Problem requirements. All of the data should be repeated exactly; pictures are not part of the copy.

* start *

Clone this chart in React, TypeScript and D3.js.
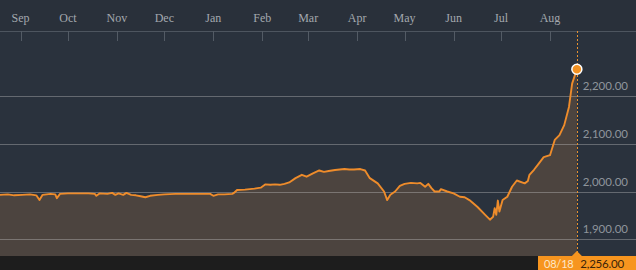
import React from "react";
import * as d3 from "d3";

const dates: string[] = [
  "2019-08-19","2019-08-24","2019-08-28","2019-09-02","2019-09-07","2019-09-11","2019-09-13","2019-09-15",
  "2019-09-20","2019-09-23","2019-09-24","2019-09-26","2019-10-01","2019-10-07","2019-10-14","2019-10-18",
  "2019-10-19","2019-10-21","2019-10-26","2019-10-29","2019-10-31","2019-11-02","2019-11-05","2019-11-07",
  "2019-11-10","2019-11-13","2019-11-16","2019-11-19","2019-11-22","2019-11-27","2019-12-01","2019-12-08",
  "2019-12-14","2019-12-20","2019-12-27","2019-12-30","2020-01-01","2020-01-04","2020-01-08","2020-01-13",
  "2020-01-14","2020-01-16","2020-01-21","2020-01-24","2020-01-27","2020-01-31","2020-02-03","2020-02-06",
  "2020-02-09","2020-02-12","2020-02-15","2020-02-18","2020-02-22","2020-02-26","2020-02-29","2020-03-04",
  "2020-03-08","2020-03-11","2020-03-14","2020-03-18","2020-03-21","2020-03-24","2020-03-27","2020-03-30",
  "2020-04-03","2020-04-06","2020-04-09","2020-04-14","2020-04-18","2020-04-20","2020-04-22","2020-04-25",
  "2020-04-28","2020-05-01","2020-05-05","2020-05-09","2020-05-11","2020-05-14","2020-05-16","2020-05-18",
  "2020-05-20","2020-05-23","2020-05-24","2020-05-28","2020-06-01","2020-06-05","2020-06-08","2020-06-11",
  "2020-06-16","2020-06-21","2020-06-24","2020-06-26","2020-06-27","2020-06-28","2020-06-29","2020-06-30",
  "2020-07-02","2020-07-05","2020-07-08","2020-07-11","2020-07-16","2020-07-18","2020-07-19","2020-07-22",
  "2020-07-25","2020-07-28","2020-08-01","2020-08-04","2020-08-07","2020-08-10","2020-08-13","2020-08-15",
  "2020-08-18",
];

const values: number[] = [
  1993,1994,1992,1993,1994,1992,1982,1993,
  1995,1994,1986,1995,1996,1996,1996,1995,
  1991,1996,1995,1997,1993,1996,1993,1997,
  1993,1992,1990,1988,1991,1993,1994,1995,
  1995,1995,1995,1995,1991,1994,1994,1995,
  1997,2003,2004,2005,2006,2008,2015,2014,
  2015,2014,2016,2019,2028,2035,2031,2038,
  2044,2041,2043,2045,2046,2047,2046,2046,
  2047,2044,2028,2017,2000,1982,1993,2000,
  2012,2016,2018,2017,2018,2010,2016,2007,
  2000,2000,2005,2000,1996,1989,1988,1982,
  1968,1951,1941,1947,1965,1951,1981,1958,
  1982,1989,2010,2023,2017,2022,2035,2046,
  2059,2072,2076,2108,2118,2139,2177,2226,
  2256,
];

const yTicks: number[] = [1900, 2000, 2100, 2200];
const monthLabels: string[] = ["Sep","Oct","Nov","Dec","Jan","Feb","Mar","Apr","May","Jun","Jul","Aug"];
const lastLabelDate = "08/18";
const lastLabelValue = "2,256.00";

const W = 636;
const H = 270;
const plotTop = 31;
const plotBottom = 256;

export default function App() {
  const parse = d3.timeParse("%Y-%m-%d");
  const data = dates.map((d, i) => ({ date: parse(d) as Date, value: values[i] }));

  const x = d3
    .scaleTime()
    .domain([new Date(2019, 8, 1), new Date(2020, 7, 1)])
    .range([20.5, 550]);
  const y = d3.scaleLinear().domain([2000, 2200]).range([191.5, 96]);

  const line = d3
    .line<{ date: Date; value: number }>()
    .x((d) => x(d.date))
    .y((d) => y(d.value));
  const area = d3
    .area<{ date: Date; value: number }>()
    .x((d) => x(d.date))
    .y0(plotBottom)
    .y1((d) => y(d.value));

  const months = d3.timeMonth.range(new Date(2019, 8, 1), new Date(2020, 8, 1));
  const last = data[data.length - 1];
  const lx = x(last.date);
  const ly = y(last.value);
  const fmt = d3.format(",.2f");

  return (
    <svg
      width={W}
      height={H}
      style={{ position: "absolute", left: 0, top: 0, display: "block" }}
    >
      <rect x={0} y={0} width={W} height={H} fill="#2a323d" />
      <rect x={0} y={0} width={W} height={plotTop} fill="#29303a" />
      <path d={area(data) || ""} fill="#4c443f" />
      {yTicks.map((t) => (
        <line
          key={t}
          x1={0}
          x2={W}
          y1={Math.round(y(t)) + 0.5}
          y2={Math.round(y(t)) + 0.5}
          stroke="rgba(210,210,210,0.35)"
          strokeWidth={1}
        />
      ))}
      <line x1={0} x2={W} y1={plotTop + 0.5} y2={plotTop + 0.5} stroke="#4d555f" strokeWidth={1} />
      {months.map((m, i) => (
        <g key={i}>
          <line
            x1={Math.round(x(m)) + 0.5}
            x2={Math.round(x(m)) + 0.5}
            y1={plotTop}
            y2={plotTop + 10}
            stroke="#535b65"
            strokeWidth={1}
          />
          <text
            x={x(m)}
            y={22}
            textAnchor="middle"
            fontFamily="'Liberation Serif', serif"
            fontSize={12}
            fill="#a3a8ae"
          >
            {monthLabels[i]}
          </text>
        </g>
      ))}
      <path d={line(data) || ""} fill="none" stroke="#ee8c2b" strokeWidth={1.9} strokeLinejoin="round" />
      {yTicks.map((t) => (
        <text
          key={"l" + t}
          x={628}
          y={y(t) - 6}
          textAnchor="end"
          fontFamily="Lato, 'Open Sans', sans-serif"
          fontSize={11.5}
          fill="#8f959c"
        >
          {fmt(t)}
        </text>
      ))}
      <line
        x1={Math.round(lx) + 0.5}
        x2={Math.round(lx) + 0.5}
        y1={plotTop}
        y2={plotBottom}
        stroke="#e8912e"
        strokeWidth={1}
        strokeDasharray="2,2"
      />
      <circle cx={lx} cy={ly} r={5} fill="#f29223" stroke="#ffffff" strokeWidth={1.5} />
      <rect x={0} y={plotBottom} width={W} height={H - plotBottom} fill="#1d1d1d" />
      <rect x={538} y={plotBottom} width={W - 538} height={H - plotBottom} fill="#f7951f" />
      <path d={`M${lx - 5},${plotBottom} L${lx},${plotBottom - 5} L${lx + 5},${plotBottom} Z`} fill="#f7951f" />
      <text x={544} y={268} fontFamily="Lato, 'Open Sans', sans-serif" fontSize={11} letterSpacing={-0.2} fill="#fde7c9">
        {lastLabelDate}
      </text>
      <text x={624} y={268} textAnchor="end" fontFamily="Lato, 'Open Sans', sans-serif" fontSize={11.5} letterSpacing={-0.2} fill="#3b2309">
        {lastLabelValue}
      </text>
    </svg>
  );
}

* end *

Task answer.
Clone this chart in React, TypeScript and D3.js.
import React from "react";
import * as d3 from "d3";

const dates: string[] = [
  "2019-08-19","2019-08-24","2019-08-28","2019-09-02","2019-09-07","2019-09-11","2019-09-13","2019-09-15",
  "2019-09-20","2019-09-23","2019-09-24","2019-09-26","2019-10-01","2019-10-07","2019-10-14","2019-10-18",
  "2019-10-19","2019-10-21","2019-10-26","2019-10-29","2019-10-31","2019-11-02","2019-11-05","2019-11-07",
  "2019-11-10","2019-11-13","2019-11-16","2019-11-19","2019-11-22","2019-11-27","2019-12-01","2019-12-08",
  "2019-12-14","2019-12-20","2019-12-27","2019-12-30","2020-01-01","2020-01-04","2020-01-08","2020-01-13",
  "2020-01-14","2020-01-16","2020-01-21","2020-01-24","2020-01-27","2020-01-31","2020-02-03","2020-02-06",
  "2020-02-09","2020-02-12","2020-02-15","2020-02-18","2020-02-22","2020-02-26","2020-02-29","2020-03-04",
  "2020-03-08","2020-03-11","2020-03-14","2020-03-18","2020-03-21","2020-03-24","2020-03-27","2020-03-30",
  "2020-04-03","2020-04-06","2020-04-09","2020-04-14","2020-04-18","2020-04-20","2020-04-22","2020-04-25",
  "2020-04-28","2020-05-01","2020-05-05","2020-05-09","2020-05-11","2020-05-14","2020-05-16","2020-05-18",
  "2020-05-20","2020-05-23","2020-05-24","2020-05-28","2020-06-01","2020-06-05","2020-06-08","2020-06-11",
  "2020-06-16","2020-06-21","2020-06-24","2020-06-26","2020-06-27","2020-06-28","2020-06-29","2020-06-30",
  "2020-07-02","2020-07-05","2020-07-08","2020-07-11","2020-07-16","2020-07-18","2020-07-19","2020-07-22",
  "2020-07-25","2020-07-28","2020-08-01","2020-08-04","2020-08-07","2020-08-10","2020-08-13","2020-08-15",
  "2020-08-18",
];

const values: number[] = [
  1993,1994,1992,1993,1994,1992,1982,1993,
  1995,1994,1986,1995,1996,1996,1996,1995,
  1991,1996,1995,1997,1993,1996,1993,1997,
  1993,1992,1990,1988,1991,1993,1994,1995,
  1995,1995,1995,1995,1991,1994,1994,1995,
  1997,2003,2004,2005,2006,2008,2015,2014,
  2015,2014,2016,2019,2028,2035,2031,2038,
  2044,2041,2043,2045,2046,2047,2046,2046,
  2047,2044,2028,2017,2000,1982,1993,2000,
  2012,2016,2018,2017,2018,2010,2016,2007,
  2000,2000,2005,2000,1996,1989,1988,1982,
  1968,1951,1941,1947,1965,1951,1981,1958,
  1982,1989,2010,2023,2017,2022,2035,2046,
  2059,2072,2076,2108,2118,2139,2177,2226,
  2256,
];

const yTicks: number[] = [1900, 2000, 2100, 2200];
const monthLabels: string[] = ["Sep","Oct","Nov","Dec","Jan","Feb","Mar","Apr","May","Jun","Jul","Aug"];
const lastLabelDate = "08/18";
const lastLabelValue = "2,256.00";

const W = 636;
const H = 270;
const plotTop = 31;
const plotBottom = 256;

export default function App() {
  const parse = d3.timeParse("%Y-%m-%d");
  const data = dates.map((d, i) => ({ date: parse(d) as Date, value: values[i] }));

  const x = d3
    .scaleTime()
    .domain([new Date(2019, 8, 1), new Date(2020, 7, 1)])
    .range([20.5, 550]);
  const y = d3.scaleLinear().domain([2000, 2200]).range([191.5, 96]);

  const line = d3
    .line<{ date: Date; value: number }>()
    .x((d) => x(d.date))
    .y((d) => y(d.value));
  const area = d3
    .area<{ date: Date; value: number }>()
    .x((d) => x(d.date))
    .y0(plotBottom)
    .y1((d) => y(d.value));

  const months = d3.timeMonth.range(new Date(2019, 8, 1), new Date(2020, 8, 1));
  const last = data[data.length - 1];
  const lx = x(last.date);
  const ly = y(last.value);
  const fmt = d3.format(",.2f");

  return (
    <svg
      width={W}
      height={H}
      style={{ position: "absolute", left: 0, top: 0, display: "block" }}
    >
      <rect x={0} y={0} width={W} height={H} fill="#2a323d" />
      <rect x={0} y={0} width={W} height={plotTop} fill="#29303a" />
      <path d={area(data) || ""} fill="#4c443f" />
      {yTicks.map((t) => (
        <line
          key={t}
          x1={0}
          x2={W}
          y1={Math.round(y(t)) + 0.5}
          y2={Math.round(y(t)) + 0.5}
          stroke="rgba(210,210,210,0.35)"
          strokeWidth={1}
        />
      ))}
      <line x1={0} x2={W} y1={plotTop + 0.5} y2={plotTop + 0.5} stroke="#4d555f" strokeWidth={1} />
      {months.map((m, i) => (
        <g key={i}>
          <line
            x1={Math.round(x(m)) + 0.5}
            x2={Math.round(x(m)) + 0.5}
            y1={plotTop}
            y2={plotTop + 10}
            stroke="#535b65"
            strokeWidth={1}
          />
          <text
            x={x(m)}
            y={22}
            textAnchor="middle"
            fontFamily="'Liberation Serif', serif"
            fontSize={12}
            fill="#a3a8ae"
          >
            {monthLabels[i]}
          </text>
        </g>
      ))}
      <path d={line(data) || ""} fill="none" stroke="#ee8c2b" strokeWidth={1.9} strokeLinejoin="round" />
      {yTicks.map((t) => (
        <text
          key={"l" + t}
          x={628}
          y={y(t) - 6}
          textAnchor="end"
          fontFamily="Lato, 'Open Sans', sans-serif"
          fontSize={11.5}
          fill="#8f959c"
        >
          {fmt(t)}
        </text>
      ))}
      <line
        x1={Math.round(lx) + 0.5}
        x2={Math.round(lx) + 0.5}
        y1={plotTop}
        y2={plotBottom}
        stroke="#e8912e"
        strokeWidth={1}
        strokeDasharray="2,2"
      />
      <circle cx={lx} cy={ly} r={5} fill="#f29223" stroke="#ffffff" strokeWidth={1.5} />
      <rect x={0} y={plotBottom} width={W} height={H - plotBottom} fill="#1d1d1d" />
      <rect x={538} y={plotBottom} width={W - 538} height={H - plotBottom} fill="#f7951f" />
      <path d={`M${lx - 5},${plotBottom} L${lx},${plotBottom - 5} L${lx + 5},${plotBottom} Z`} fill="#f7951f" />
      <text x={544} y={268} fontFamily="Lato, 'Open Sans', sans-serif" fontSize={11} letterSpacing={-0.2} fill="#fde7c9">
        {lastLabelDate}
      </text>
      <text x={624} y={268} textAnchor="end" fontFamily="Lato, 'Open Sans', sans-serif" fontSize={11.5} letterSpacing={-0.2} fill="#3b2309">
        {lastLabelValue}
      </text>
    </svg>
  );
}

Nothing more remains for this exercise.